### DIRECTIONS FOR THIS TASK:
Give an exact copy of every line, leaving images out.

### DATASET EXTRACT:
* * * * * * *

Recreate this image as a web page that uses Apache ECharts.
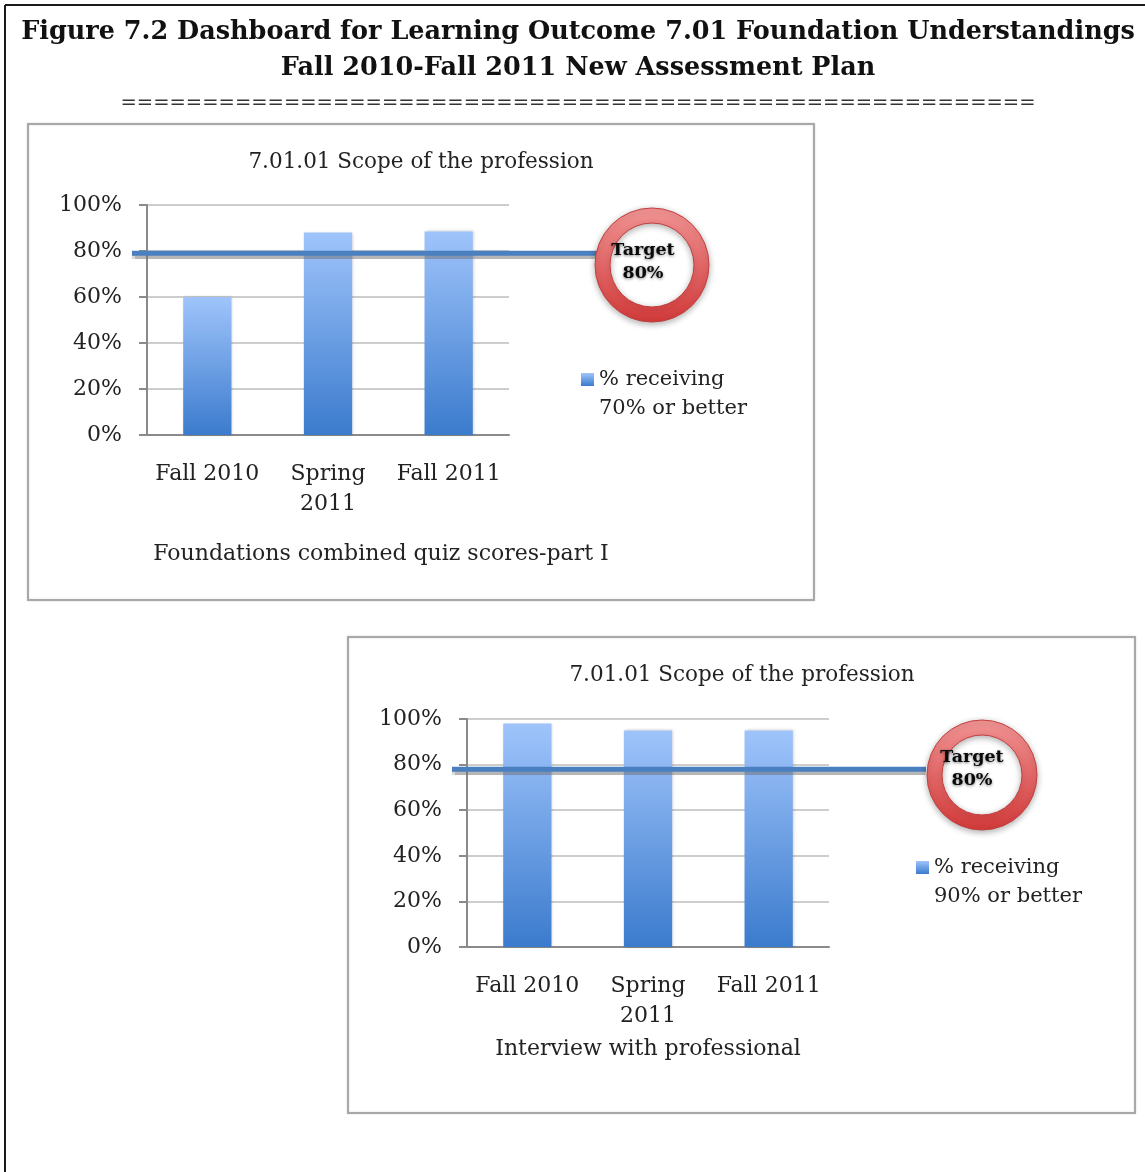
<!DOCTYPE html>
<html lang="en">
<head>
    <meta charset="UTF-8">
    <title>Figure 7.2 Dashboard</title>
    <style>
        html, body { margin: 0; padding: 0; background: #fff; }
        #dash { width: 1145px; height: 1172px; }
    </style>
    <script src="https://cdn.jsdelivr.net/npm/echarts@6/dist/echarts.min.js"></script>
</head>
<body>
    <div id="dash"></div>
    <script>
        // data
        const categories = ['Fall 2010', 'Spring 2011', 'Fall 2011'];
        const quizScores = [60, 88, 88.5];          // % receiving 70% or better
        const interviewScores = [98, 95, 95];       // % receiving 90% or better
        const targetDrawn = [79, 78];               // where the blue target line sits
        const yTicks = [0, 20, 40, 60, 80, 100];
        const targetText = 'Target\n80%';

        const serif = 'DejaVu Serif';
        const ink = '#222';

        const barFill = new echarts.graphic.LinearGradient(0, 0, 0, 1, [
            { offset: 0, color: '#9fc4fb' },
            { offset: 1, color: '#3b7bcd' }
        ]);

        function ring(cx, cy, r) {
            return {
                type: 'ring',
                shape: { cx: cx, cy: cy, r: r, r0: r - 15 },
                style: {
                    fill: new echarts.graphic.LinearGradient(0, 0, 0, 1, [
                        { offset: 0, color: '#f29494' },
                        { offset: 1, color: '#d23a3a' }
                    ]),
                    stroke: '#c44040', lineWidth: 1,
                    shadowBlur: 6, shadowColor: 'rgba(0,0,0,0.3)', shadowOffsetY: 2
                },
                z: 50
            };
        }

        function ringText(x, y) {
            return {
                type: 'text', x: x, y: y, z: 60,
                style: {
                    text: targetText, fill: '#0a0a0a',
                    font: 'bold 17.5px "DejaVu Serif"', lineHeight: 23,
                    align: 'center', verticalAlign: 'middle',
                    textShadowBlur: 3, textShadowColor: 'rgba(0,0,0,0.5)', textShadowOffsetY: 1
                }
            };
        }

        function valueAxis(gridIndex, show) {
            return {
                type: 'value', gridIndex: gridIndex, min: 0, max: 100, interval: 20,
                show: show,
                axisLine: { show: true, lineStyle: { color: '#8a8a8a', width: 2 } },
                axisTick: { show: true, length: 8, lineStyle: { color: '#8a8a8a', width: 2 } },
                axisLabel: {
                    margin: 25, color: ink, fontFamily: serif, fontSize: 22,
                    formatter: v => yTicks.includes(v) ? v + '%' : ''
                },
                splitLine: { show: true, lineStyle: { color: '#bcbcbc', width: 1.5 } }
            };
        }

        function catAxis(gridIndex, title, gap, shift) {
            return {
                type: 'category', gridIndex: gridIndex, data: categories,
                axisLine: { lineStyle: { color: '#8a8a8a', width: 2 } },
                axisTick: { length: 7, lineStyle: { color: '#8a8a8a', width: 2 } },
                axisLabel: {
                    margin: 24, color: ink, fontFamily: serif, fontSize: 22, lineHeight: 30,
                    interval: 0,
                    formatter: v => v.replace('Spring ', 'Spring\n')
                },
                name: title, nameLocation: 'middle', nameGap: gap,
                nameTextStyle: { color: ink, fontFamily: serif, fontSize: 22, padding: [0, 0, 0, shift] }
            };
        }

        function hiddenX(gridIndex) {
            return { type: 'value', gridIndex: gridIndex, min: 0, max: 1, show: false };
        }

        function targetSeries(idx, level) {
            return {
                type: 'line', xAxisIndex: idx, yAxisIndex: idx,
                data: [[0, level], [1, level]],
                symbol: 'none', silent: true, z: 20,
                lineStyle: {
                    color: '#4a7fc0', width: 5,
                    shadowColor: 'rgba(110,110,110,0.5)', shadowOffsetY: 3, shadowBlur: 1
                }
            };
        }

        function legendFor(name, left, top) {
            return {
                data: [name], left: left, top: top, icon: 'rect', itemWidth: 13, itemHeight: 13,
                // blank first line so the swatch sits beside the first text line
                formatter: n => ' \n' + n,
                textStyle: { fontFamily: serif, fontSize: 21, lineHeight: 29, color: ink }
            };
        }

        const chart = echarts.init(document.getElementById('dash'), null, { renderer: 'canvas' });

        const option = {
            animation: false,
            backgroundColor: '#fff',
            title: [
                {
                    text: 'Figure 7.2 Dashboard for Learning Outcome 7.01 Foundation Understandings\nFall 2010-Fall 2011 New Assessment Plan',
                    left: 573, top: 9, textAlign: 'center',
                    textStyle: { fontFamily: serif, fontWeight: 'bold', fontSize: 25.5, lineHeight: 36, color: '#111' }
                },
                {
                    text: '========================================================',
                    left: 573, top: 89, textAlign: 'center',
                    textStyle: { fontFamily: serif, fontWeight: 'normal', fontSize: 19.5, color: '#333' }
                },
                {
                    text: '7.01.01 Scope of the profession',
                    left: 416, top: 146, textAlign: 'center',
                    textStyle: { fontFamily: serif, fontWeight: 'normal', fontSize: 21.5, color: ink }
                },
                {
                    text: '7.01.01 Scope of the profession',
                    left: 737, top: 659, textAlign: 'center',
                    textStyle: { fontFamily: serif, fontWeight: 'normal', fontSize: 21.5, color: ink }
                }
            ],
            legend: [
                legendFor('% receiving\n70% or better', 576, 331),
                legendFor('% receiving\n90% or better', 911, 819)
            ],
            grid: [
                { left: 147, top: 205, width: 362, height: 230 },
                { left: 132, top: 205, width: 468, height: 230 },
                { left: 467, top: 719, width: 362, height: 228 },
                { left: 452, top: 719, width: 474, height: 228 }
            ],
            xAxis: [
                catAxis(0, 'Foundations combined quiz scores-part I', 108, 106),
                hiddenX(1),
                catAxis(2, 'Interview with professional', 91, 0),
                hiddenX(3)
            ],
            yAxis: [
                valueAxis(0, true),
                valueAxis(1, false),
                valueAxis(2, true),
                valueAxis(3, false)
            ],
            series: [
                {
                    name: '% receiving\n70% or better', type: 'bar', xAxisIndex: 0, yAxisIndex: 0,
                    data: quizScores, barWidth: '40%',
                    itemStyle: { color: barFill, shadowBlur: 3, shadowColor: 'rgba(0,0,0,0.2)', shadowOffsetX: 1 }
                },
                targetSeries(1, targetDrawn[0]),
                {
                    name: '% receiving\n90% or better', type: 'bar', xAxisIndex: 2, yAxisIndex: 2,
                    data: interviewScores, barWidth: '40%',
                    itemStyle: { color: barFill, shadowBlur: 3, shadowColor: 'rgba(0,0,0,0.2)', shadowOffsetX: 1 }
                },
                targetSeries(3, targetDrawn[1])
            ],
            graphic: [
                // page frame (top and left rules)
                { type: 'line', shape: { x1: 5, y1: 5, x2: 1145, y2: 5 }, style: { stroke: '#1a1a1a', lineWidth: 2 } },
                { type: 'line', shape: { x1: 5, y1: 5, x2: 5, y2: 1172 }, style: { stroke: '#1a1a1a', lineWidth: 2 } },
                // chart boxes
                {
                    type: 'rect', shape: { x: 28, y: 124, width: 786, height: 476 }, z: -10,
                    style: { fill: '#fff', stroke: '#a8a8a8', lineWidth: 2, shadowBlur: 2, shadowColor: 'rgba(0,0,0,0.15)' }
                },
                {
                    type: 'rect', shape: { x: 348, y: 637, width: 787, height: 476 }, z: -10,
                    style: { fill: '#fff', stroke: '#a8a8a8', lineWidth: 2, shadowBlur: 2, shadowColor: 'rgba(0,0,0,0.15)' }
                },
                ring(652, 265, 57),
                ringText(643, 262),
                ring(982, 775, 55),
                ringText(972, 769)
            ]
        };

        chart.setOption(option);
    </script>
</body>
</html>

* * * * * * *

### WORKED SOLUTION:
Recreate this image as a web page that uses Apache ECharts.
<!DOCTYPE html>
<html lang="en">
<head>
    <meta charset="UTF-8">
    <title>Figure 7.2 Dashboard</title>
    <style>
        html, body { margin: 0; padding: 0; background: #fff; }
        #dash { width: 1145px; height: 1172px; }
    </style>
    <script src="https://cdn.jsdelivr.net/npm/echarts@6/dist/echarts.min.js"></script>
</head>
<body>
    <div id="dash"></div>
    <script>
        // data
        const categories = ['Fall 2010', 'Spring 2011', 'Fall 2011'];
        const quizScores = [60, 88, 88.5];          // % receiving 70% or better
        const interviewScores = [98, 95, 95];       // % receiving 90% or better
        const targetDrawn = [79, 78];               // where the blue target line sits
        const yTicks = [0, 20, 40, 60, 80, 100];
        const targetText = 'Target\n80%';

        const serif = 'DejaVu Serif';
        const ink = '#222';

        const barFill = new echarts.graphic.LinearGradient(0, 0, 0, 1, [
            { offset: 0, color: '#9fc4fb' },
            { offset: 1, color: '#3b7bcd' }
        ]);

        function ring(cx, cy, r) {
            return {
                type: 'ring',
                shape: { cx: cx, cy: cy, r: r, r0: r - 15 },
                style: {
                    fill: new echarts.graphic.LinearGradient(0, 0, 0, 1, [
                        { offset: 0, color: '#f29494' },
                        { offset: 1, color: '#d23a3a' }
                    ]),
                    stroke: '#c44040', lineWidth: 1,
                    shadowBlur: 6, shadowColor: 'rgba(0,0,0,0.3)', shadowOffsetY: 2
                },
                z: 50
            };
        }

        function ringText(x, y) {
            return {
                type: 'text', x: x, y: y, z: 60,
                style: {
                    text: targetText, fill: '#0a0a0a',
                    font: 'bold 17.5px "DejaVu Serif"', lineHeight: 23,
                    align: 'center', verticalAlign: 'middle',
                    textShadowBlur: 3, textShadowColor: 'rgba(0,0,0,0.5)', textShadowOffsetY: 1
                }
            };
        }

        function valueAxis(gridIndex, show) {
            return {
                type: 'value', gridIndex: gridIndex, min: 0, max: 100, interval: 20,
                show: show,
                axisLine: { show: true, lineStyle: { color: '#8a8a8a', width: 2 } },
                axisTick: { show: true, length: 8, lineStyle: { color: '#8a8a8a', width: 2 } },
                axisLabel: {
                    margin: 25, color: ink, fontFamily: serif, fontSize: 22,
                    formatter: v => yTicks.includes(v) ? v + '%' : ''
                },
                splitLine: { show: true, lineStyle: { color: '#bcbcbc', width: 1.5 } }
            };
        }

        function catAxis(gridIndex, title, gap, shift) {
            return {
                type: 'category', gridIndex: gridIndex, data: categories,
                axisLine: { lineStyle: { color: '#8a8a8a', width: 2 } },
                axisTick: { length: 7, lineStyle: { color: '#8a8a8a', width: 2 } },
                axisLabel: {
                    margin: 24, color: ink, fontFamily: serif, fontSize: 22, lineHeight: 30,
                    interval: 0,
                    formatter: v => v.replace('Spring ', 'Spring\n')
                },
                name: title, nameLocation: 'middle', nameGap: gap,
                nameTextStyle: { color: ink, fontFamily: serif, fontSize: 22, padding: [0, 0, 0, shift] }
            };
        }

        function hiddenX(gridIndex) {
            return { type: 'value', gridIndex: gridIndex, min: 0, max: 1, show: false };
        }

        function targetSeries(idx, level) {
            return {
                type: 'line', xAxisIndex: idx, yAxisIndex: idx,
                data: [[0, level], [1, level]],
                symbol: 'none', silent: true, z: 20,
                lineStyle: {
                    color: '#4a7fc0', width: 5,
                    shadowColor: 'rgba(110,110,110,0.5)', shadowOffsetY: 3, shadowBlur: 1
                }
            };
        }

        function legendFor(name, left, top) {
            return {
                data: [name], left: left, top: top, icon: 'rect', itemWidth: 13, itemHeight: 13,
                // blank first line so the swatch sits beside the first text line
                formatter: n => ' \n' + n,
                textStyle: { fontFamily: serif, fontSize: 21, lineHeight: 29, color: ink }
            };
        }

        const chart = echarts.init(document.getElementById('dash'), null, { renderer: 'canvas' });

        const option = {
            animation: false,
            backgroundColor: '#fff',
            title: [
                {
                    text: 'Figure 7.2 Dashboard for Learning Outcome 7.01 Foundation Understandings\nFall 2010-Fall 2011 New Assessment Plan',
                    left: 573, top: 9, textAlign: 'center',
                    textStyle: { fontFamily: serif, fontWeight: 'bold', fontSize: 25.5, lineHeight: 36, color: '#111' }
                },
                {
                    text: '========================================================',
                    left: 573, top: 89, textAlign: 'center',
                    textStyle: { fontFamily: serif, fontWeight: 'normal', fontSize: 19.5, color: '#333' }
                },
                {
                    text: '7.01.01 Scope of the profession',
                    left: 416, top: 146, textAlign: 'center',
                    textStyle: { fontFamily: serif, fontWeight: 'normal', fontSize: 21.5, color: ink }
                },
                {
                    text: '7.01.01 Scope of the profession',
                    left: 737, top: 659, textAlign: 'center',
                    textStyle: { fontFamily: serif, fontWeight: 'normal', fontSize: 21.5, color: ink }
                }
            ],
            legend: [
                legendFor('% receiving\n70% or better', 576, 331),
                legendFor('% receiving\n90% or better', 911, 819)
            ],
            grid: [
                { left: 147, top: 205, width: 362, height: 230 },
                { left: 132, top: 205, width: 468, height: 230 },
                { left: 467, top: 719, width: 362, height: 228 },
                { left: 452, top: 719, width: 474, height: 228 }
            ],
            xAxis: [
                catAxis(0, 'Foundations combined quiz scores-part I', 108, 106),
                hiddenX(1),
                catAxis(2, 'Interview with professional', 91, 0),
                hiddenX(3)
            ],
            yAxis: [
                valueAxis(0, true),
                valueAxis(1, false),
                valueAxis(2, true),
                valueAxis(3, false)
            ],
            series: [
                {
                    name: '% receiving\n70% or better', type: 'bar', xAxisIndex: 0, yAxisIndex: 0,
                    data: quizScores, barWidth: '40%',
                    itemStyle: { color: barFill, shadowBlur: 3, shadowColor: 'rgba(0,0,0,0.2)', shadowOffsetX: 1 }
                },
                targetSeries(1, targetDrawn[0]),
                {
                    name: '% receiving\n90% or better', type: 'bar', xAxisIndex: 2, yAxisIndex: 2,
                    data: interviewScores, barWidth: '40%',
                    itemStyle: { color: barFill, shadowBlur: 3, shadowColor: 'rgba(0,0,0,0.2)', shadowOffsetX: 1 }
                },
                targetSeries(3, targetDrawn[1])
            ],
            graphic: [
                // page frame (top and left rules)
                { type: 'line', shape: { x1: 5, y1: 5, x2: 1145, y2: 5 }, style: { stroke: '#1a1a1a', lineWidth: 2 } },
                { type: 'line', shape: { x1: 5, y1: 5, x2: 5, y2: 1172 }, style: { stroke: '#1a1a1a', lineWidth: 2 } },
                // chart boxes
                {
                    type: 'rect', shape: { x: 28, y: 124, width: 786, height: 476 }, z: -10,
                    style: { fill: '#fff', stroke: '#a8a8a8', lineWidth: 2, shadowBlur: 2, shadowColor: 'rgba(0,0,0,0.15)' }
                },
                {
                    type: 'rect', shape: { x: 348, y: 637, width: 787, height: 476 }, z: -10,
                    style: { fill: '#fff', stroke: '#a8a8a8', lineWidth: 2, shadowBlur: 2, shadowColor: 'rgba(0,0,0,0.15)' }
                },
                ring(652, 265, 57),
                ringText(643, 262),
                ring(982, 775, 55),
                ringText(972, 769)
            ]
        };

        chart.setOption(option);
    </script>
</body>
</html>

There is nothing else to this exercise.